Tuesday, December 30, 2008

The Perfect Moment

It's been a while since I have written. I presume that most anyone that follows this will excuse the lapse given the holiday season and the rush that seems to pervade this time of year. And what a rush it has been this time around.

I'm reading a book that I picked up at the airport entitled "2012: The Return of Queztalcoatl" by a man named Daniel Pinchbeck, and so far, I find it fascinating and would recommend it. But if you take my holiday rush wrap it in some emotional semi-upheaval and multiply that by a mind-trip to the nth degree, then you can start to understand where I have found myself at the end of this year. What a learning experience! It has certainly been one hell of a year. All for the betterment and enlightenment of me. No doubt about that. It hasn't always been easy to see that, but I do see it, at least when I choose to.

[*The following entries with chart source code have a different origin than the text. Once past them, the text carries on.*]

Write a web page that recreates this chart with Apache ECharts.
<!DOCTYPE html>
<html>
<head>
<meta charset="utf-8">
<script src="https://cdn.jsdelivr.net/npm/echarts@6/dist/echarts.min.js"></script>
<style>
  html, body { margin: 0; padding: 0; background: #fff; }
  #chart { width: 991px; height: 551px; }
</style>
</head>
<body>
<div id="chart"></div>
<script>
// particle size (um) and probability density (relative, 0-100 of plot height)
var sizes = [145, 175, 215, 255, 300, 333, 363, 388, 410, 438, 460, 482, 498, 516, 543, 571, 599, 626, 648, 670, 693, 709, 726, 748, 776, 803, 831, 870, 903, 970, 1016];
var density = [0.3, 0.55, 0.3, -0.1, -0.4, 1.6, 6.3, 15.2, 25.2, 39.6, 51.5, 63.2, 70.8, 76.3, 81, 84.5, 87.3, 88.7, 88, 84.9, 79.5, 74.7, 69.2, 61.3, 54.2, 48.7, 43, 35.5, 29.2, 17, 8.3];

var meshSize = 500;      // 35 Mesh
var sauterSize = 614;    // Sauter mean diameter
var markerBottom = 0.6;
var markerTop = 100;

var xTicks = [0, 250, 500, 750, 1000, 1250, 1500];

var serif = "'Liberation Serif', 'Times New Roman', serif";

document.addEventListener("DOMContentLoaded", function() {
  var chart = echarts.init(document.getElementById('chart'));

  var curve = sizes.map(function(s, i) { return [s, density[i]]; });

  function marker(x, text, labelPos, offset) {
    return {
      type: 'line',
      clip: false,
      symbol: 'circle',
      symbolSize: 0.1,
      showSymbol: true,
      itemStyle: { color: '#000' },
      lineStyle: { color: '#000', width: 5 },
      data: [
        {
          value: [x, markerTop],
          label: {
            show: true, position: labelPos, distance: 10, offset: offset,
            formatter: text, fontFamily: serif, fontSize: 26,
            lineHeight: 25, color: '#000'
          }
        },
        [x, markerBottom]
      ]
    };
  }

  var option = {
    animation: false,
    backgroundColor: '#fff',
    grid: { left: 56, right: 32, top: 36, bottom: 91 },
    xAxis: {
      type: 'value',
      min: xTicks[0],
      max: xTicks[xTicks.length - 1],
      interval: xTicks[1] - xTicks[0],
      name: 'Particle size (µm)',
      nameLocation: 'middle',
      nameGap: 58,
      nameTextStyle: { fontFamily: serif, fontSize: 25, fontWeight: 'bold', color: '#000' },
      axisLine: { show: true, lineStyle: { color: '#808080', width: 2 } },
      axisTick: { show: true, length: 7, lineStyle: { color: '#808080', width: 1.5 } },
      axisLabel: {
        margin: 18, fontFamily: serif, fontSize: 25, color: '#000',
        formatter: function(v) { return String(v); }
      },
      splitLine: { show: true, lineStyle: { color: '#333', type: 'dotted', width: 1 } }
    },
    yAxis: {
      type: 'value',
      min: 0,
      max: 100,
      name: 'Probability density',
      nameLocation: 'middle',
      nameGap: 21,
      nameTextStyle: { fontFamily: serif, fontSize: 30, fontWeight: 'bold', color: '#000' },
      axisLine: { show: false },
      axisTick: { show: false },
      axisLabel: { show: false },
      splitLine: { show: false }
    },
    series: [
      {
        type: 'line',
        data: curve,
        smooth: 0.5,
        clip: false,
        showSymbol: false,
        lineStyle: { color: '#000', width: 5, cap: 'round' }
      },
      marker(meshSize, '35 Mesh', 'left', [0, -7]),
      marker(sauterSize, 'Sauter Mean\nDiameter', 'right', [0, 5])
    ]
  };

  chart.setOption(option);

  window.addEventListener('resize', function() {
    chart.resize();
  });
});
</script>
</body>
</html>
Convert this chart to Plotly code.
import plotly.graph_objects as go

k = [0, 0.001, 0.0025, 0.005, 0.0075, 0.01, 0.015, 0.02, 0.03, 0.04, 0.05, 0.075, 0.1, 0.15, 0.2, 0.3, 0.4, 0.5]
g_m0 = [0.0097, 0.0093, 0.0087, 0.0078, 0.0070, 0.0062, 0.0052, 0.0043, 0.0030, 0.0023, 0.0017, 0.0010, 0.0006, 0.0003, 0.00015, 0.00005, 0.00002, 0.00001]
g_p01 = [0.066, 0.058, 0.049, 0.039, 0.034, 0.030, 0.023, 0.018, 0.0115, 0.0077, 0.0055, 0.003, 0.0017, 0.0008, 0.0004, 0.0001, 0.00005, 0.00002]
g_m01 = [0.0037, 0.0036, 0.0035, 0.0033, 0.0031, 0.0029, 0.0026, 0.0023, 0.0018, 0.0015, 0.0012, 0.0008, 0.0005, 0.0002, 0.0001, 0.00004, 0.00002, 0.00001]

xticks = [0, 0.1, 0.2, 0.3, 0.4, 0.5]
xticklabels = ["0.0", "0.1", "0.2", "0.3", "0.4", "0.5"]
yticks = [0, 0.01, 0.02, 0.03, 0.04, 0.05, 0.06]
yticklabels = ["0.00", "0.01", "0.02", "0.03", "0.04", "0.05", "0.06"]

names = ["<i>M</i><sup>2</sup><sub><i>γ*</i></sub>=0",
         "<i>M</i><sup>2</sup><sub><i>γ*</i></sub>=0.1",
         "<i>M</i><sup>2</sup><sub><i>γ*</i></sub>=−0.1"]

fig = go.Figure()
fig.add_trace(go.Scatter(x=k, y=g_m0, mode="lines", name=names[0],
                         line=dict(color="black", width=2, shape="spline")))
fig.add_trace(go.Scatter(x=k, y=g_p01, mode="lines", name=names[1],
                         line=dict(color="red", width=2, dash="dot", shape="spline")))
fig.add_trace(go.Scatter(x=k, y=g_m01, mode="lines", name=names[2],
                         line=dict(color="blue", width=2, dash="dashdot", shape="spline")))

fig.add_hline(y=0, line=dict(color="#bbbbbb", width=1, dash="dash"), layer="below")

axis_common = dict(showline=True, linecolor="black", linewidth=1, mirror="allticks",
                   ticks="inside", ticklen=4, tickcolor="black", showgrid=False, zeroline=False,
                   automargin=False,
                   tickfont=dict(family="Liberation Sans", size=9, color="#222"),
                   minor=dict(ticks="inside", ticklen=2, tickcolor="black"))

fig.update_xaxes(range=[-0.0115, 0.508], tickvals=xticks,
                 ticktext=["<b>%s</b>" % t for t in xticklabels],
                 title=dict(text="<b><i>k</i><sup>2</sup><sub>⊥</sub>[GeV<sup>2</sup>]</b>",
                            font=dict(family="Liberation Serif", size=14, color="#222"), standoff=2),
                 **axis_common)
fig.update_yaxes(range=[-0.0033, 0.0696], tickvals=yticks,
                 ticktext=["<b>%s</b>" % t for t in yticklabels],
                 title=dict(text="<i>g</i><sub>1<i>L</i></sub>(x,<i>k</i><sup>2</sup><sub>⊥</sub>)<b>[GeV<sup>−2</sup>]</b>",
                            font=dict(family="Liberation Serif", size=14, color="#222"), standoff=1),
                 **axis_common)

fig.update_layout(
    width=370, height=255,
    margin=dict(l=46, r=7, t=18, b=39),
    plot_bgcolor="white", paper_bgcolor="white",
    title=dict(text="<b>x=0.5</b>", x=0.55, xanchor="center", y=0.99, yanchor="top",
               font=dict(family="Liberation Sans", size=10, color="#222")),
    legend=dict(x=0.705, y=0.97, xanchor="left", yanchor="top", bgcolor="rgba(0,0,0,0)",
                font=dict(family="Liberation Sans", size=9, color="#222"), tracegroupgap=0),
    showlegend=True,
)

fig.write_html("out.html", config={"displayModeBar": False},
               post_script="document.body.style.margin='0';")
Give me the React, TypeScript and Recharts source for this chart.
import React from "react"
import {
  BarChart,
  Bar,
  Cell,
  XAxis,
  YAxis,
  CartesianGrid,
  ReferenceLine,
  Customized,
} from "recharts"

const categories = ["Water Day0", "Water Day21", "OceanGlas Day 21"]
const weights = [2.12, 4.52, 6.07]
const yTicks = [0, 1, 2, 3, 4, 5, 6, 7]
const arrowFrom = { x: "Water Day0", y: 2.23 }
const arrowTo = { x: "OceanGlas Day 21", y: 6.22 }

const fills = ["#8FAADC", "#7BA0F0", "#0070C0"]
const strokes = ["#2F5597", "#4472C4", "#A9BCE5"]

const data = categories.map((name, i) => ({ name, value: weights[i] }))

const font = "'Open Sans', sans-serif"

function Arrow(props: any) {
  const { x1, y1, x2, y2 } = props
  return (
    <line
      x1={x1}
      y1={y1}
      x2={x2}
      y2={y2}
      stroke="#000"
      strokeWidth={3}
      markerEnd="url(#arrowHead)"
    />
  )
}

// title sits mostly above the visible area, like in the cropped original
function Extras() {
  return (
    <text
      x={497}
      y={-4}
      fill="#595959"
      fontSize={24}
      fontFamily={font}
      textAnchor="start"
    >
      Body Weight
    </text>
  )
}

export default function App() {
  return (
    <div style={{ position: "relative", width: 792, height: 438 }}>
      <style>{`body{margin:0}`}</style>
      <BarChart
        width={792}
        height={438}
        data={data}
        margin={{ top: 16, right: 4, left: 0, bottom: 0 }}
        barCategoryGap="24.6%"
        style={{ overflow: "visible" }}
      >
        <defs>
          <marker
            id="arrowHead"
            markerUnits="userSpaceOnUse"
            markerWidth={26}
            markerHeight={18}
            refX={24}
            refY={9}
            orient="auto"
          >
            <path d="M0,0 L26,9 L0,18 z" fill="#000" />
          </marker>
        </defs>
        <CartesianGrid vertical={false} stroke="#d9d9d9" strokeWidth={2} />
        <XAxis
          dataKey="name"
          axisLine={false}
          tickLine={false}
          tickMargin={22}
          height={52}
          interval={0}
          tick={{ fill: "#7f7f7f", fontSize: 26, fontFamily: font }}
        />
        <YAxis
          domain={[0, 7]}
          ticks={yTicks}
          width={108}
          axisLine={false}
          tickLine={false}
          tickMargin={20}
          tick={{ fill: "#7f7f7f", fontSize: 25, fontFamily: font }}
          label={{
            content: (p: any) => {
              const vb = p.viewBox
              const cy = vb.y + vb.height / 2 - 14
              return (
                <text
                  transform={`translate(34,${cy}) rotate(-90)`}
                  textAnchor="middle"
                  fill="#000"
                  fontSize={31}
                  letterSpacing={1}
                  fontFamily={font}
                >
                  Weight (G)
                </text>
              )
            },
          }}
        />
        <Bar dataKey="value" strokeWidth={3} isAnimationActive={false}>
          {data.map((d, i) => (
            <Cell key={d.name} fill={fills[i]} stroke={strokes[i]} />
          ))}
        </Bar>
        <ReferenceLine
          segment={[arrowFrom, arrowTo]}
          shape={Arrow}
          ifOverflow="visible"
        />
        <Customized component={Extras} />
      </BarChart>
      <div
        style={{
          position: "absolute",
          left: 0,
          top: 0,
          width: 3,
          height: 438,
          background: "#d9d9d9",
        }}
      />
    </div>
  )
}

I mentioned the book because it has given me a new word: kairos. Now, I've told you before that I am a nerd through and through, and one of my greatest joys is reading books that expand my vocabulary. "Kairos" is a Greek word meaning: the right moment. This "right moment" is meant more as it pertains to the "metamorphosis of the gods". 2008 has been kairos for me. It has been kairos for you too. It could not be another way.

There is so much fear put upon our world through media, politicians, our parents, teachers, you name it. There is a global economic meltdown, an impending climatological disaster, there are corrupt politicians, corrupt bankers, scandalous religious leaders, and just general all-around bad guys running amok. Wow! That all seems so overwhelmingly gloomy.

I propose to you that this planet is in kairos. I propose that this planet is a direct reflection of the collective human consciousness and psyche. That these inevitable cataclysms are all part of the perfect order that will enable us as a species to evolve to the next level of consciousness. These are by no means any new words. I'm not trying to pretend I have single-handedly wrestled some great truth from the jaws of the mysterious unknown. Ghandi said this many years ago. Jung said it. Jesus the Christ said it even longer ago. If we can agree that there is a collective consciousness then I will assume that we can agree that it all starts with us, the individual as we each contribute to it everyday in our own way.

I'll explain to you what I mean. Have you ever done something or seen someone else do something that you or they "shouldn't" have been able to do, but you or they were successful because "you/they didn't know any better"? I thought about this today while I was around my niece and two nephews. They were playing outside and the sun was slowly disappearing and a wind began whipping around the backyard. My immediate thought was they should put on a jacket so they would keep warm and not catch a cold. Then I thought, well, if they don't know they will catch a cold, will they? My next thought was, perhaps it's too late because they could get sick just from the fact that everyone and their mother through the ages has believed that kids will get sick if they don't put on their jackets when it gets a little chilly. So, if they did get sick, would it be their own doing, our the collective of human consciousness passed down through the ages? And if it is the collective, how do we start changing that? And did I reinforce that collective by merely thinking those thoughts? Oh, what a tangled web. But I'm getting a bit carried away, and I'll get back to this right moment.

I'm doing my best to acknowledge the lessons I have been given, and I am working at being grateful in my pain for my experience and the wisdom gained. I am successful and then I slip, but hopefully I learn how to hold my ground a little better each time. I am spending some time in Arkansas with my family which is a fun little test all by itself being in the middle of nowhere. I went for a run today, and I tried my best to run a loop that I had driven with my dad a few times. I made some unnecessary turns, but I persevered. At about the third unnecessary turn, I heard a voice in my head, who I believe was my grandfather passed, and he said, "You lost young fella?" I heard myself say, "No sir, I just discovered some ways that don't lead back to the house."

We are always learning. There is nothing that happens to us that we don't need to grow and mature. Some days are easier than others. Sometimes the thing you thought you got past creeps up and bites you again. It's ok. These things will happen. We English speakers have borrowed something from the French to say it beautifully: "C'est la vie". Live. Learn. Always love. No matter what, always love. If we can just hold on to that, then we will see everything as kairos, and that will, indeed, lead us to a metamorphosis of pure light and truth. I hope you enjoyed this post, and I hope that it meant something to you, but I will be honest, I wrote this one, as I do most, to me for my own healing. Enjoy this moment. It is perfect.